Derailing the conversation a bit, what other strategies beyond mutation testing do you use for validating your tests? I've caught test bugs with a few techniques, but none of them are comprehensive, and I'd love to hear more thoughts. Here are a few examples:

(1) Validate assumptions in your tests -- if you think you've initialized a non-empty collection and the test being correct depends on it being non-empty, then add another assert to check that property (within reason; nobody needs to check that a new int[5] has length 0).

(2) Write tests in pairs to test the testing logic -- if your test works by verifying that the results for some optimized code match those from a simple oracle, verify that they don't match those from a broken oracle.

(3) If you're testing that some property holds, find multiple semantically different ways to test it. If the tests in a given group don't agree then at least one of the tests is broken.

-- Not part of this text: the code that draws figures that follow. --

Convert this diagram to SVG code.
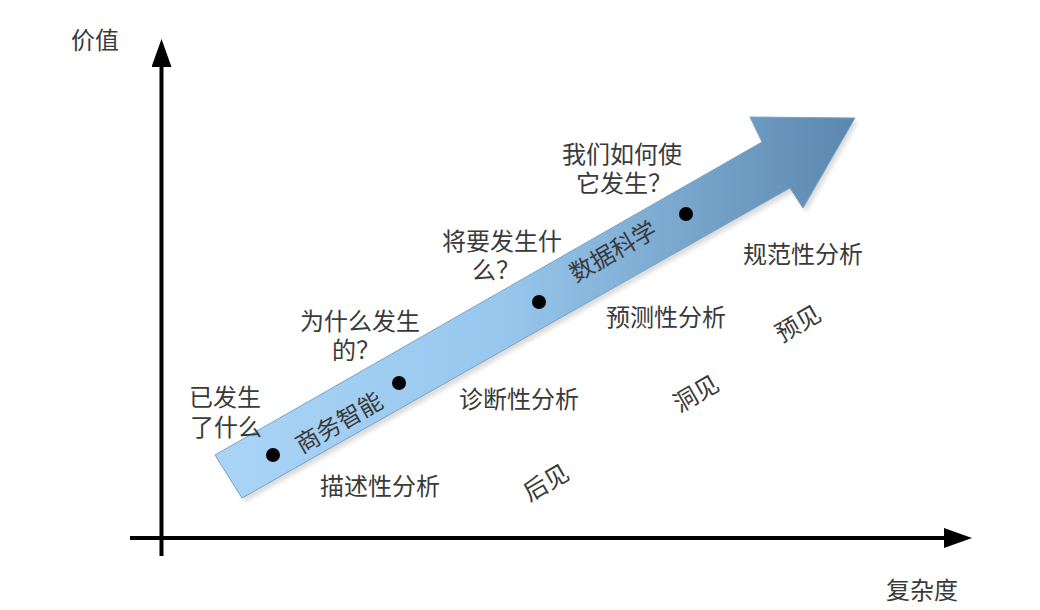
<svg xmlns="http://www.w3.org/2000/svg" width="1040" height="610" viewBox="0 0 1040 610">
<defs>
<linearGradient id="arrowGrad" gradientUnits="userSpaceOnUse" x1="215" y1="0" x2="855" y2="0">
<stop offset="0" stop-color="#a9d4f6"/>
<stop offset="0.45" stop-color="#98c7ee"/>
<stop offset="1" stop-color="#5b87ae"/>
</linearGradient>
<filter id="shadow" x="-10%" y="-10%" width="120%" height="120%">
<feGaussianBlur stdDeviation="2"/>
</filter>
<marker id="axisHead" viewBox="0 0 28 20" refX="0" refY="10" markerWidth="7" markerHeight="5" orient="auto" markerUnits="strokeWidth">
<path d="M0,0 L28,10 L0,20 Z" fill="#000"/>
</marker>
<style>
.t{font-family:"Noto Sans CJK SC","Noto Sans",sans-serif;font-size:24px;fill:#3a3a3a;text-anchor:middle;dominant-baseline:central}
.dot{fill:#000}
</style>
</defs>
<rect width="1040" height="610" fill="#fff"/>
<g id="axes">
<line x1="161.5" y1="556" x2="161.5" y2="67" stroke="#000" stroke-width="4" marker-end="url(#axisHead)"/>
<line x1="130" y1="538" x2="944" y2="538" stroke="#000" stroke-width="4" marker-end="url(#axisHead)"/>
</g>
<g id="big-arrow">
<polygon points="218,459 765,146 753,121 858,122 806,212 793,192 245,502" fill="#999" opacity="0.35" filter="url(#shadow)"/>
<polygon points="215,455 762,142 750,117 855,118 803,208 790,188 242,498" fill="url(#arrowGrad)" stroke="#7aa3c7" stroke-width="1"/>
</g>
<g id="dots">
<circle class="dot" cx="273" cy="455" r="7"/>
<circle class="dot" cx="399" cy="383" r="7"/>
<circle class="dot" cx="539" cy="302" r="7"/>
<circle class="dot" cx="686" cy="214" r="7"/>
</g>
<g id="labels">
<text class="t" x="95" y="38">价值</text>
<text class="t" x="922" y="588">复杂度</text>
<text class="t"><tspan x="225" y="395">已发生</tspan><tspan x="226" y="425">了什么</tspan></text>
<text class="t"><tspan x="360" y="319">为什么发生</tspan><tspan x="356" y="348">的？</tspan></text>
<text class="t"><tspan x="502" y="239">将要发生什</tspan><tspan x="496" y="268">么？</tspan></text>
<text class="t"><tspan x="622" y="152">我们如何使</tspan><tspan x="624" y="181">它发生？</tspan></text>
<text class="t" x="803" y="252">规范性分析</text>
<text class="t" x="666" y="315">预测性分析</text>
<text class="t" x="519" y="397">诊断性分析</text>
<text class="t" x="380" y="484">描述性分析</text>
<text class="t" transform="translate(338,421) rotate(-30)">商务智能</text>
<text class="t" transform="translate(612,250) rotate(-30)">数据科学</text>
<text class="t" transform="translate(545,481) rotate(-30)">后见</text>
<text class="t" transform="translate(695,392) rotate(-30)">洞见</text>
<text class="t" transform="translate(797,322) rotate(-30)">预见</text>
</g>
</svg>
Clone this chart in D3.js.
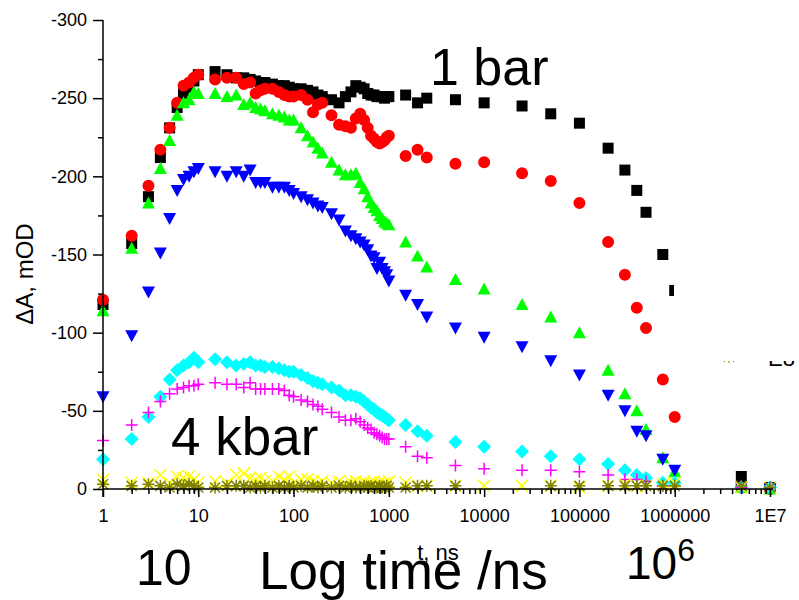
<!DOCTYPE html>
<html>
<head>
<meta charset="utf-8">
<script src="https://cdn.jsdelivr.net/npm/d3@7/dist/d3.min.js"></script>
<style>
	body { margin: 0; background: #fff; }
	svg { display: block; font-family: "Liberation Sans", Arial, sans-serif; }
	.axis path, .axis line { stroke: #000; stroke-width: 1.5; }
	.axis text { font-size: 18px; fill: #000; }
</style>
</head>
<body>
<svg width="799" height="600"></svg>
<script>
// time points, ns
var times = [1, 2, 3, 4, 5, 6, 7, 8, 9, 10,
	15, 20, 25, 30, 35, 40, 45, 50, 60, 70, 80, 90, 100,
	120, 140, 160, 180, 200,
	250, 300, 350, 400, 450, 500, 550, 600, 650, 700, 750, 800, 850, 900, 950, 1000,
	1500, 2000, 2500, 5000, 10000, 25000, 50000, 100000, 200000, 300000, 400000, 500000, 750000, 1000000, 5000000, 10000000];

// delta A, mOD, one array per pressure
var blackSq = [-118, -157, -187, -212, -231, -244, -253, -257, -261, -265,
	-267, -265, -263, -263, -262, -261, -260, -260, -259, -258, -258, -257, -256,
	-256, -255, -254, -252, -251,
	-249, -247, -251, -254, -258, -257, -256, -253, -252, -252, -251, -251, -251, -250, -251, -251,
	-252, -247, -250, -249, -247, -245, -240, -234, -218, -204, -191, -177, -150, -127, -8, -1];
var redCirc = [-121, -162, -194, -217, -231, -247, -258, -260, -263, -265,
	-262, -263, -263, -259, -260, -253, -255, -256, -256, -254, -252, -251, -251,
	-252, -249, -241, -246, -247,
	-239, -233, -232, -231, -237, -240, -236, -231, -226, -224, -222, -221, -222, -223, -225, -226,
	-213, -217, -212, -208, -209, -202, -197, -183, -158, -137, -116, -103, -70, -46, -1, 0];
var greenUp = [-114, -154, -183, -205, -223, -239, -247, -249, -254, -253,
	-253, -251, -252, -246, -247, -244, -243, -242, -240, -239, -238, -236, -236,
	-231, -226, -222, -218, -215,
	-209, -204, -201, -201, -202, -196, -192, -187, -183, -180, -178, -175, -173, -171, -170, -169,
	-158, -149, -142, -134, -128, -118, -110, -100, -76, -61, -50, -38, -20, -11, -1, 0];
var blueDown = [-59, -98, -126, -151, -173, -191, -198, -200, -203, -205,
	-203, -200, -203, -200, -204, -196, -196, -196, -193, -193, -193, -191, -189,
	-187, -185, -183, -181, -180,
	-176, -172, -165, -162, -160, -158, -156, -153, -149, -148, -141, -145, -141, -139, -137, -133,
	-124, -118, -110, -103, -97, -91, -82, -73, -60, -50, -37, -34, -19, -12, -1, 0];
var cyanDia = [-19, -32, -46, -59, -70, -76, -79, -81, -84, -81,
	-83, -81, -79, -80, -81, -79, -79, -78, -78, -77, -76, -75, -75,
	-73, -71, -69, -68, -67,
	-65, -63, -60, -60, -59, -58, -56, -54, -52, -51, -49, -48, -47, -46, -45, -44,
	-41, -37, -34, -30, -27, -24, -21, -19, -16, -12, -9, -7, -4, -4, -1, -1];
var magentaPlus = [-31, -41, -49, -56, -61, -64, -65, -66, -66, -67,
	-68, -67, -67, -65, -68, -64, -64, -64, -64, -64, -63, -60, -59,
	-57, -56, -54, -53, -51,
	-49, -46, -44, -44, -45, -43, -41, -39, -38, -36, -35, -34, -33, -32, -32, -32,
	-27, -21, -20, -15, -13, -12, -12, -11, -9, -6, -6, -5, -2, -2, -1, -1];
var yellowX = [-6, -4, -4, -9, -4, -8, -7, -8, -6, -4,
	-5, -4, -9, -10, -7, -6, -7, -5, -5, -8, -6, -8, -4,
	-6, -6, -5, -3, -5,
	-4, -5, -3, -4, -5, -3, -4, -3, -4, -5, -3, -4, -3, -4, -3, -5,
	-4, -2, -2, -2, -2, -2, -2, -1, -2, -3, -2, -2, -3, -4, -1, -1];
var oliveStar = [-3, -2, -3, -2, -1, -3, -2, -3, -2, -1,
	-1, -2, -2, -2, -1, -2, -1, -2, -1, -2, -1, -2, -1,
	-2, -1, -2, -1, -2,
	-1, -2, -1, -2, -1, -1, -2, -1, -2, -1, -1, -2, -1, -1, -2, -1,
	-1, -2, -2, -2, null, null, -2, -2, -2, -2, -2, -2, -2, -2, -2, -1];

var xTicks = [1, 10, 100, 1000, 10000, 100000, 1000000, 10000000];
var xTickLabels = ["1", "10", "100", "1000", "10000", "100000", "1000000", "1E7"];
var yTicks = [0, -50, -100, -150, -200, -250, -300];

var svg = d3.select("svg");

var x = d3.scaleLog().domain([1, 1e7]).range([103, 770]);
var y = d3.scaleLinear().domain([0, -300]).range([489, 20]);

// marker outlines, centred on 0,0
var shapes = {
	square: "M-5.5,-5.5H5.5V5.5H-5.5Z",
	circle: d3.symbol(d3.symbolCircle, 113)(),
	up: "M0,-6.5L6.5,5.5L-6.5,5.5Z",
	down: "M0,6.5L6.5,-5.5L-6.5,-5.5Z",
	diamond: "M0,-7L7,0L0,7L-7,0Z",
	plus: "M-6,0H6M0,-6V6",
	cross: "M-6,-6L6,6M-6,6L6,-6",
	star: "M-5,-5L5,5M-5,5L5,-5M-6,0H6M0,-6V6"
};

var series = [
	{values: blackSq, shape: "square", color: "#000000", filled: true},
	{values: redCirc, shape: "circle", color: "#ff0000", filled: true},
	{values: greenUp, shape: "up", color: "#00ff00", filled: true},
	{values: blueDown, shape: "down", color: "#0000ff", filled: true},
	{values: cyanDia, shape: "diamond", color: "#00ffff", filled: true},
	{values: magentaPlus, shape: "plus", color: "#ff00ff", filled: false},
	{values: yellowX, shape: "cross", color: "#ffff00", filled: false},
	{values: oliveStar, shape: "star", color: "#808000", filled: false}
];

// points
series.forEach(function(s) {
	var pts = times.map(function(t, i) { return {t: t, v: s.values[i]}; })
		.filter(function(d) { return d.v != null; });
	svg.append("g")
		.selectAll("path")
		.data(pts)
		.enter().append("path")
		.attr("d", shapes[s.shape])
		.attr("transform", function(d) { return "translate(" + x(d.t) + "," + y(d.v) + ")"; })
		.attr("fill", s.filled ? s.color : "none")
		.attr("stroke", s.filled ? "none" : s.color)
		.attr("stroke-width", 1.5);
});

// legend mostly hidden behind a white box
svg.append("path")
	.attr("d", shapes.star)
	.attr("transform", "translate(729,357)")
	.attr("fill", "none")
	.attr("stroke", "#808000")
	.attr("stroke-width", 1);
svg.append("text")
	.attr("x", 768).attr("y", 366)
	.attr("font-size", 22)
	.text("E8");
svg.append("rect")
	.attr("x", 674).attr("y", 0)
	.attr("width", 125).attr("height", 361)
	.attr("fill", "#fff");

// axes
var minorX = [];
xTicks.slice(0, -1).forEach(function(d) {
	for (var k = 2; k <= 9; k++) minorX.push(d * k);
});
var minorY = [-25, -75, -125, -175, -225, -275];

svg.append("g")
	.attr("class", "axis")
	.attr("transform", "translate(0," + y(0) + ")")
	.call(d3.axisBottom(x).tickValues(minorX).tickSize(5).tickFormat(""))
	.select(".domain").remove();

var xAxis = svg.append("g")
	.attr("class", "axis")
	.attr("transform", "translate(0," + y(0) + ")")
	.call(d3.axisBottom(x).tickValues(xTicks).tickSize(8).tickSizeOuter(0).tickPadding(12)
		.tickFormat(function(d, i) { return xTickLabels[i]; }));
xAxis.select(".domain").attr("d", "M103,0H773");

svg.append("g")
	.attr("class", "axis")
	.attr("transform", "translate(" + x(1) + ",0)")
	.call(d3.axisLeft(y).tickValues(minorY).tickSize(5).tickFormat(""))
	.select(".domain").remove();

var yAxis = svg.append("g")
	.attr("class", "axis")
	.attr("transform", "translate(" + x(1) + ",0)")
	.call(d3.axisLeft(y).tickValues(yTicks).tickSize(10).tickSizeOuter(0).tickPadding(6)
		.tickFormat(function(d) { return String(d); }));
yAxis.select(".domain").attr("d", "M0,20V497");

svg.selectAll(".axis text").attr("font-family", "Liberation Sans, Arial, sans-serif");

// axis titles
svg.append("text")
	.attr("transform", "translate(33,274) rotate(-90)")
	.attr("text-anchor", "middle")
	.attr("font-size", 24)
	.text("ΔA, mOD");
svg.append("text")
	.attr("x", 438).attr("y", 560)
	.attr("text-anchor", "middle")
	.attr("font-size", 22)
	.text("t, ns");

// annotations
svg.append("text").attr("x", 430).attr("y", 85).attr("font-size", 52).text("1 bar");
svg.append("text").attr("x", 171).attr("y", 455).attr("font-size", 53).text("4 kbar");
svg.append("text").attr("x", 136).attr("y", 585).attr("font-size", 50).text("10");
svg.append("text").attr("x", 259).attr("y", 589).attr("font-size", 53).text("Log time /ns");
var pow = svg.append("text").attr("x", 626).attr("y", 579).attr("font-size", 46);
pow.append("tspan").text("10");
pow.append("tspan").attr("font-size", 32).attr("dy", -18).text("6");
</script>
</body>
</html>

Approaches I take to reduce errors in tests include:

– Keeping tests as short, simple, and few in number as possible. Focus on integration tests for overall input/output, and limit unit tests to the most critical components only.

– Getting extra eyes on the tests. In some cases, this can include product managers who help to define the expected behavior.

– Writing code without continually running the tests. This deviates from strict TDD but allows for a second independent effort at specifying the desired functionality. There are times when writing the code correctly reveals that the tests were written wrong.


(1) Randomise your test inputs. If you think that will lead to flaky tests, then you already have flaky code.

(2) Be able to run the software locally in some meaningful way, (as opposed to only seeing the software in action in prod.) My most productive code/test/debug cycle always involves main(). I spend less time imagining what the software will do, and more time seeing what the software actually does.